Give back Edit and Delete to the users, and this becomes the offending users problem and not a steem or steemit.com problem to get sued over.
I think the way they handle it is by preventing them from showing up on Steemit.com
Yes, that would be simplest. But that solution doesn't remove the data so I doubt they will be happy with that answer. If either steem or steemit.com takes responsibility to correct this manually the first torrent or video linked through IPFS will be used by the MPAA to take this site down.
That censorship solution also puts yet another gatekeeper in charge of deciding who get censored and who doesn't. Who gets to be gatekeeper on a decentralized blockchain? Is it the bot runners that don't care if they detect content correctly? What about on Golos.io, who will be censorship cop over there, any old Russian intelligence agent that can buy a whale account?
Instead of monitoring, censoring, or deleting what users post, this project should act like an adult decentralized technology stack and give the users control, responsibility, and blame for what they post. Anything else destroys the whole "trustless uncensorable decentralized ledger" concept and just creates another position\group with power over everyone.
Simply giving back the edit and delete functions puts the responsibility back to the user, anything else will cause a loss of trust.
The main reason that users can't do this, is because it is actually not easy from a technical perspective. The way the blockchain is currently written, anything that can be edited is part of the active database. The witnesses, miners, etc. that are running it would need an exorbitant amount of memory as more and more content got added, if it were setup this way. They are looking into potential solutions, but it is not an easy problem to solve.
Also I feel that putting the responsibility and blame purely on the user has it's problems as well. How would the situation be handled where the user refuses to take their material down? Also, how do you punish a wrongdoer if they choose to remain anonymous?
That is simply not true. That story has been fed to people over and over since the changes were implemented, mostly by developer sockpuppets I suspect.
If you were here for the past 3 months you would know that those functions worked just fine until they disabled them. It is completely possible for the steemit.com website to display only the last (edited) copy of an entry in the blockchain.
Want proof it works fine? Just go find yourself a old comment without a vote or reply and then delete it. Viola, steemit.com will not display it anymore, just like it should be. If it causes performance problems on the completely separate steem blockchain, that is directly because of questionable development and release practices.

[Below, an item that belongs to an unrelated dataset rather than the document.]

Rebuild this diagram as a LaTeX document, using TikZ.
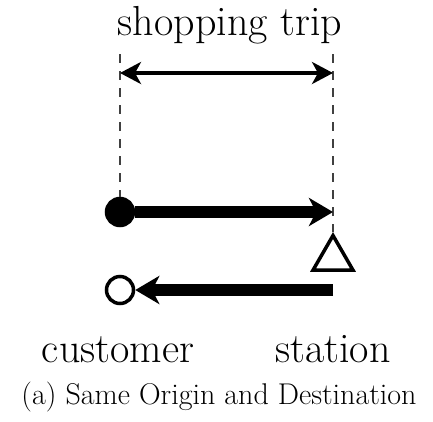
\documentclass[tikz,border=0pt]{standalone}
\usetikzlibrary{arrows.meta,shapes.geometric}
\begin{document}
\begin{tikzpicture}[x=1pt,y=-1pt,
  guide/.style={draw=black!75,line width=2pt,dash pattern=on 9pt off 8pt},
  trip/.style={line width=3.5pt,{Stealth[length=21pt,width=22pt,inset=6pt]}-{Stealth[length=21pt,width=22pt,inset=6pt]}},
  leg/.style={line width=12pt,-{Stealth[length=24pt,width=28pt,inset=7pt]}},
  endpoint/.style={circle,minimum size=27pt,inner sep=0pt,line width=3.5pt},
  stationmark/.style={regular polygon,regular polygon sides=3,draw,line width=3.5pt,inner sep=0pt,minimum size=46pt},
  label/.style={font=\fontsize{42}{50}\selectfont,inner sep=0pt,anchor=base}]
\useasboundingbox (0,0) rectangle (433,421);

% trip labels and caption
\node[label] (title) at (230,35) {shopping trip};
\node[label] (cust) at (118,362) {customer};
\node[label] (stat) at (333,362) {station};
\node[font=\fontsize{30}{36}\selectfont,inner sep=0pt,anchor=base] (cap) at (219,404) {(a) Same Origin and Destination};

% endpoints
\node[endpoint,fill=black,draw=black] (orig) at (120,212) {};
\node[endpoint,draw=black,fill=white] (dest) at (120,290) {};
\node[stationmark,anchor=north] (st) at (333,232) {};
\coordinate (ltop) at (120,54);
\coordinate (rtop) at (333,54);
\coordinate (rend) at (333,212);
\coordinate (rback) at (333,290);
\coordinate (la) at (120,73);
\coordinate (ra) at (333,73);

% vertical guides
\draw[guide] (ltop) -- (orig.north);
\draw[guide] (rtop) -- (st.north);

% trip span
\draw[trip] (la) -- (ra);

% outbound and return legs
\draw[leg] (orig.east) -- (rend);
\draw[leg] (rback) -- (dest.east);
\end{tikzpicture}
\end{document}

(Que Canned Excuse: It's in beta!)
The complete lack of regard for the user experience around here is depressing, and I tire of arguing with the developers and even supporters for it to get better... Believe whatever you want, if they cave to outside pressure on this issue then I think this horse is probably dead anyway.
So I don't claim to be an expert on this but I have a technical background, and I have done some research on it.
I don't know what changed 3 months ago, but if I were to guess it would probably have something to do with the blockchain size growing as more content got added. Again this is just a guess, so I could be wrong.
As far as the comments with no upvote, it probably has something to do with what is held in consensus in the blockchain. What we are talking about as far as actually removing content that is over 30 days is at the blockchain level, and at least today the blockchain does not allow it (regardless of what the Steemit UI allows or doesn't allow the user to do).
The issue where the development team is taking about trying to find a way to make this work is here. It is something that they are looking into, but I don't think it is a huge priority compared to a lot of the other changes they plan to make.